By Lee C. Chipongian
The peso closed stronger in 2018 than what most market observers thought it would, and most expected it to hit the mid-P53 level to P54 versus the US dollar.
The local currency averaged at P52.77 in December 2018 versus P50.39 same time in 2017. It lost P2.38 or a depreciation of 4.72 percent.
On the last day of 2018’s exchange rate closing, based on Bangko Sentral ng Pilipinas (BSP) data, the peso fell by P2.80 or 5.6 percent year-on-year. The spot market put the closing rate at P52.58 for 2018, ending stronger than in previous weeks.
The peso has gradually gained ground in the last three months of the year as the BSP had anticipated, citing increased inflows from remittances and since it’s the last quarter of the year, there were less imports to drain the dollar reserves.
The peso averaged at a peak of P54 for the month of October before reversing its depreciation trend in November with an average of P52.80 and P52.77 in December.
BSP Governor Nestor A. Espenilla Jr. and Deputy Governor Diwa C. Guinigundo said the peso’s performance in the last year was in line with the depreciation of most Asian currencies.
In a report, the BSP said pressures on the peso of past quarters until end-year was due to: The trade tensions between the US and China which has escalated in past months and the general strengthening of the US dollar amid positive economic indicators and US Federal Reserve recent interest rates’ hike.
Still, the BSP said foreign exchange inflows from remittances, foreign direct investments, receipts from the business process outsourcing and exports’ sectors, and stable – although decreasing – gross international reserves (GIR) have provided the expected support for the local currency.
This is why Espenilla has always maintained that they are not worried about the peso depreciation even as it reached a 13-year low of P54.40 early in October after breaching the P54-level back in September. By this time, the peso has lost almost nine percent or P4.50 year-to-date. The strength of the US dollar comes from the US Federal Reserve’s tightening stance. Aside from the strong greenback, the peso weakness is attributed to the high inflation which vice-versa, may have been affected by the exchange rate volatility and was partly blamed by the elevated inflation expectations.

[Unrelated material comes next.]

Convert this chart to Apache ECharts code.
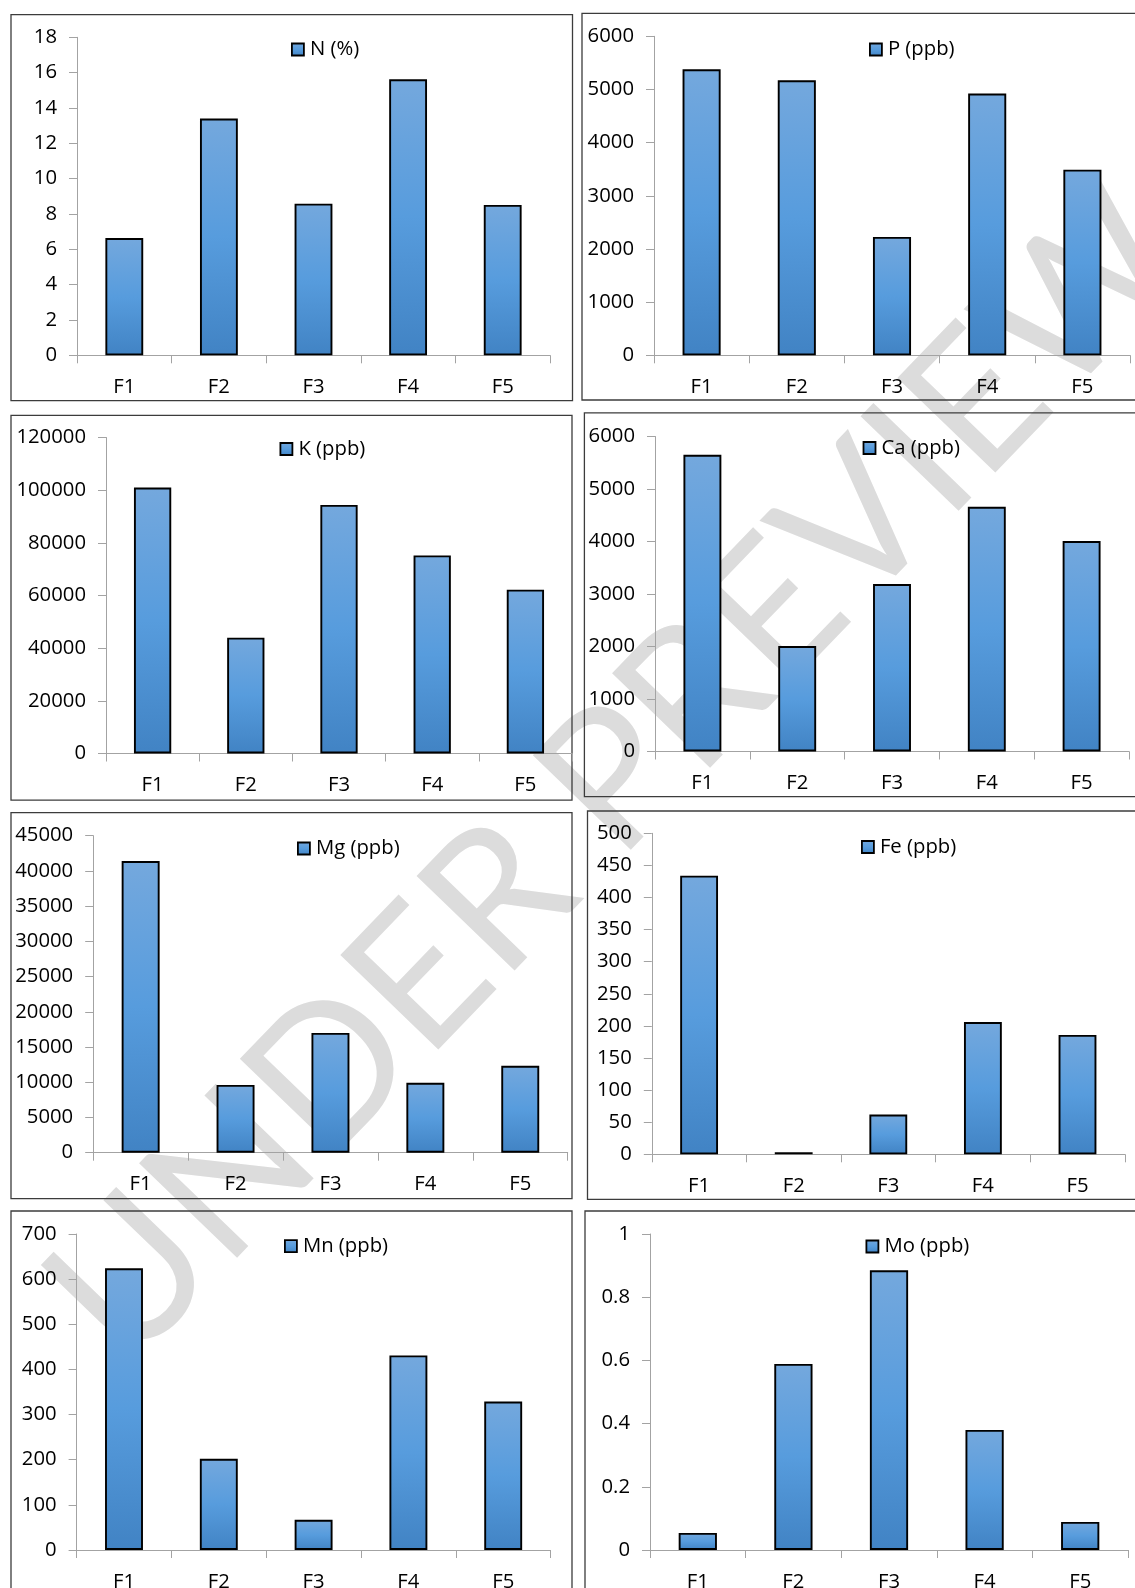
<!DOCTYPE html>
<html>
<head>
<meta charset="utf-8">
<script src="https://cdn.jsdelivr.net/npm/echarts@6/dist/echarts.min.js"></script>
<style>
  html, body { margin: 0; padding: 0; background: #fff; }
  #chart { width: 1135px; height: 1588px; }
</style>
</head>
<body>
<div id="chart"></div>
<script>
// ---- data ----
const categories = ['F1', 'F2', 'F3', 'F4', 'F5'];

const nValues  = [6.64, 13.4, 8.58, 15.62, 8.51];
const pValues  = [5380, 5172, 2226, 4922, 3492];
const kValues  = [101000, 44000, 94400, 75200, 62200];
const caValues = [5650, 2010, 3190, 4660, 4010];
const mgValues = [41400, 9620, 17000, 9930, 12330];
const feValues = [434, 3, 62, 206, 186];
const mnValues = [624, 202, 67, 431, 329];
const moValues = [0.054, 0.589, 0.885, 0.38, 0.089];

const seriesNames = ['N (%)', 'P (ppb)', 'K (ppb)', 'Ca (ppb)', 'Mg (ppb)', 'Fe (ppb)', 'Mn (ppb)', 'Mo (ppb)'];
const seriesValues = [nValues, pValues, kValues, caValues, mgValues, feValues, mnValues, moValues];
const axisMax      = [18, 6000, 120000, 6000, 45000, 500, 700, 1];
const axisInterval = [2, 1000, 20000, 1000, 5000, 50, 100, 0.2];

const watermarkText = 'UNDER PREVIEW';

// ---- layout ----
const grids = [
  { left: 77,   top: 37.3,  width: 473, height: 318 },
  { left: 654,  top: 36.3,  width: 476, height: 319 },
  { left: 106,  top: 437.5, width: 466, height: 316 },
  { left: 655,  top: 436.5, width: 474, height: 315 },
  { left: 93.2, top: 835.7, width: 474.5, height: 317 },
  { left: 651.8,top: 833.3, width: 473, height: 321 },
  { left: 76.6, top: 1234,  width: 474, height: 316 },
  { left: 650,  top: 1234,  width: 478, height: 316 }
];
const legendPos = [
  [291, 39.5], [869, 39.5], [279.5, 439], [862.6, 438],
  [297, 838.5], [861, 837], [284, 1236.2], [865.5, 1236.5]
];
const panels = [
  [11, 14.7, 561.5, 386],
  [582, 13.3, 600, 386.7],
  [11, 415.4, 561, 384.8],
  [584.4, 412.8, 600, 383.8],
  [11, 812.7, 561, 386],
  [587.5, 811, 600, 388.3],
  [11, 1211, 561, 500],
  [585, 1211, 600, 500]
];

const FONT = 'Open Sans';
const FS = 20.3;
const axisColor = '#a3a3a3';

const barGradient = new echarts.graphic.LinearGradient(0, 0, 0, 1, [
  { offset: 0, color: '#74a8dd' },
  { offset: 0.5, color: '#579cdd' },
  { offset: 1, color: '#4183c4' }
]);

const option = {
  animation: false,
  backgroundColor: '#ffffff',
  textStyle: { fontFamily: FONT },
  grid: grids.map(g => Object.assign({ containLabel: false, outerBoundsMode: 'none', show: false }, g)),
  xAxis: grids.map((g, i) => ({
    type: 'category',
    gridIndex: i,
    data: categories,
    boundaryGap: true,
    axisLine: { show: true, lineStyle: { color: axisColor, width: 1 } },
    axisTick: { show: true, length: 8, alignWithLabel: false, lineStyle: { color: axisColor, width: 1 } },
    axisLabel: { show: true, interval: 0, color: '#000', fontSize: FS, fontFamily: FONT, margin: 22 },
    splitLine: { show: false }
  })),
  yAxis: grids.map((g, i) => ({
    type: 'value',
    gridIndex: i,
    min: 0,
    max: axisMax[i],
    interval: axisInterval[i],
    axisLine: { show: true, lineStyle: { color: axisColor, width: 1 } },
    axisTick: { show: true, length: 8, inside: false, lineStyle: { color: axisColor, width: 1 } },
    axisLabel: {
      show: true, color: '#000', fontSize: FS, fontFamily: FONT, margin: 20,
      padding: [3, 0, 0, 0],
      formatter: v => String(+(+v).toFixed(6))
    },
    splitLine: { show: false }
  })),
  legend: seriesNames.map((name, i) => ({
    data: [name],
    left: legendPos[i][0],
    top: legendPos[i][1],
    padding: 0,
    icon: 'rect',
    itemWidth: 12,
    itemHeight: 12,
    itemStyle: { color: barGradient, borderColor: '#000', borderWidth: 1.8 },
    textStyle: { color: '#000', fontSize: FS, fontFamily: FONT, padding: [0, 0, 0, 1] },
    selectedMode: false
  })),
  series: seriesNames.map((name, i) => ({
    type: 'bar',
    name: name,
    xAxisIndex: i,
    yAxisIndex: i,
    data: seriesValues[i],
    barWidth: '40%',
    itemStyle: { color: barGradient, borderColor: '#000', borderWidth: 1.9 },
    emphasis: { disabled: true },
    z: 2
  })),
  graphic: [
    {
      type: 'text',
      x: 618,
      y: 775,
      rotation: 46 * Math.PI / 180,
      z: -10,
      silent: true,
      style: {
        text: watermarkText,
        font: 'normal 190px Lato',
        fill: '#dcdcdc',
        textAlign: 'center',
        textVerticalAlign: 'middle'
      }
    }
  ].concat(panels.map(p => ({
    type: 'rect',
    z: -5,
    silent: true,
    shape: { x: p[0], y: p[1], width: p[2], height: p[3] },
    style: { fill: 'none', stroke: '#3c3c3c', lineWidth: 1.3 }
  })))
};

const chart = echarts.init(document.getElementById('chart'), null, { renderer: 'canvas' });
chart.setOption(option);
</script>
</body>
</html>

The BSP was unfazed, mainly because they believe that the peso’s fundamental factors are still solid.
The central bank has a freely floating exchange rate system and that the depreciation is largely driven by fundamentals.
Even at P53-level, the BSP has begun to shore up its reserves. US dollar buying accelerated below this rate. The GIR has declined partly because it was propping up the peso.

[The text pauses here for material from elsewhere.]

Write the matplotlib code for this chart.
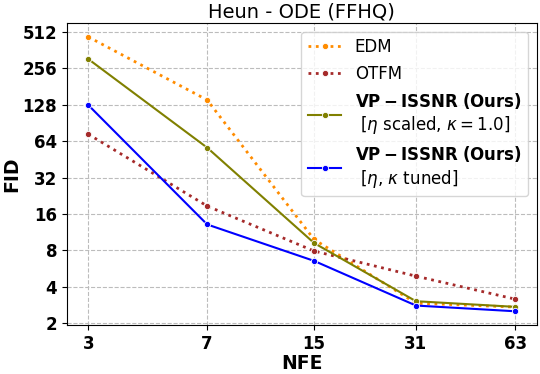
import numpy as np
import matplotlib
matplotlib.use('Agg')
import matplotlib.pyplot as plt
from matplotlib.ticker import FixedLocator, FixedFormatter, NullLocator

# Dados
nfe = [3, 7, 15, 31, 63]
fid_edm = [465, 140, 9.85, 2.93, 2.72]
fid_otfm = [73, 18.6, 7.9, 4.9, 3.16]
fid_vp_scaled = [305, 56.5, 9.2, 3.04, 2.73]
fid_vp_tuned = [127, 13.1, 6.55, 2.80, 2.51]

y_ticks = [2, 4, 8, 16, 32, 64, 128, 256, 512]

fig, ax = plt.subplots(figsize=(5.4, 3.74), dpi=100)

mk = dict(marker='o', markersize=4.5, markeredgecolor='white', markeredgewidth=0.6)
ax.plot(nfe, fid_edm, color='darkorange', linestyle=':', linewidth=2, label='EDM', **mk)
ax.plot(nfe, fid_otfm, color='brown', linestyle=':', linewidth=2, label='OTFM', **mk)
ax.plot(nfe, fid_vp_scaled, color='olive', linestyle='-', linewidth=1.5,
        label=r'$\bf{VP-ISSNR\ (Ours)}$' + '\n' + r' [$\eta$ scaled, $\kappa=1.0$]', **mk)
ax.plot(nfe, fid_vp_tuned, color='blue', linestyle='-', linewidth=1.5,
        label=r'$\bf{VP-ISSNR\ (Ours)}$' + '\n' + r' [$\eta$, $\kappa$ tuned]', **mk)

ax.set_xscale('log', base=2)
ax.set_yscale('log', base=2)
ax.xaxis.set_major_locator(FixedLocator(nfe))
ax.xaxis.set_major_formatter(FixedFormatter([str(n) for n in nfe]))
ax.xaxis.set_minor_locator(NullLocator())
ax.yaxis.set_major_locator(FixedLocator(y_ticks))
ax.yaxis.set_major_formatter(FixedFormatter([str(t) for t in y_ticks]))
ax.yaxis.set_minor_locator(NullLocator())

for lab in ax.get_xticklabels() + ax.get_yticklabels():
    lab.set_fontweight('bold')
    lab.set_fontsize(12)

ax.set_xlabel('NFE', fontsize=13.5, fontweight='bold', labelpad=1)
ax.set_ylabel('FID', fontsize=13.5, fontweight='bold', labelpad=1)
ax.set_title('Heun - ODE (FFHQ)', fontsize=14, pad=4)
ax.grid(True, linestyle='--', color='#bcbcbc', linewidth=0.8)

ax.legend(loc='upper right', fontsize=12, labelspacing=0.5)

plt.subplots_adjust(left=0.124, right=0.994, top=0.938, bottom=0.131)
plt.savefig('out.png', dpi=100)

Guinigundo has said that the BSP expects to boost its GIR in the last quarter of the year. The GIR however will not reach its $80 billion estimate for 2018, and may only manage $76 billion.
Guinigundo said that while accumulating US dollars is challenging when the peso is depreciating, they will be looking for opportunistic windows starting in October.
As of end-November, the GIR improved to $75.68 billion from $74.71 billion of the previous month due to inflows from the central bank’s foreign exchange operations and its income from its investments abroad. Current level is equivalent to 6.9 months’ worth of the country’s imports of goods and payments of services and primary income. It is also equivalent to 5.8 times short-term external debt based on original maturity and 4.1 times based on residual maturity, said the BSP.
In the meantime, the country’s balance of payments deficit is expected to hit $5.5 billion this year and $3.5 billion in 2019. The GIR is expected to reach $77 billion next year. The current account deficit is also see bigger in 2018 at $6.4 billion.
The GIR has been on a decline the weaker the peso becomes. However the BSP has repeatedly assured the financial market that the dollar stock remains adequate in addressing foreign exchange requirements.
The decreasing GIR level only means that the stability of the exchange rate is at the cost of drawing down the country’s reserves, which is sufficient.
“The GIR and the exchange rate – should always be stable,” said Guinigundo earlier. As such, as stated by the BSP, they can use reserve levels to intervene in volatile exchange rate fluctuations.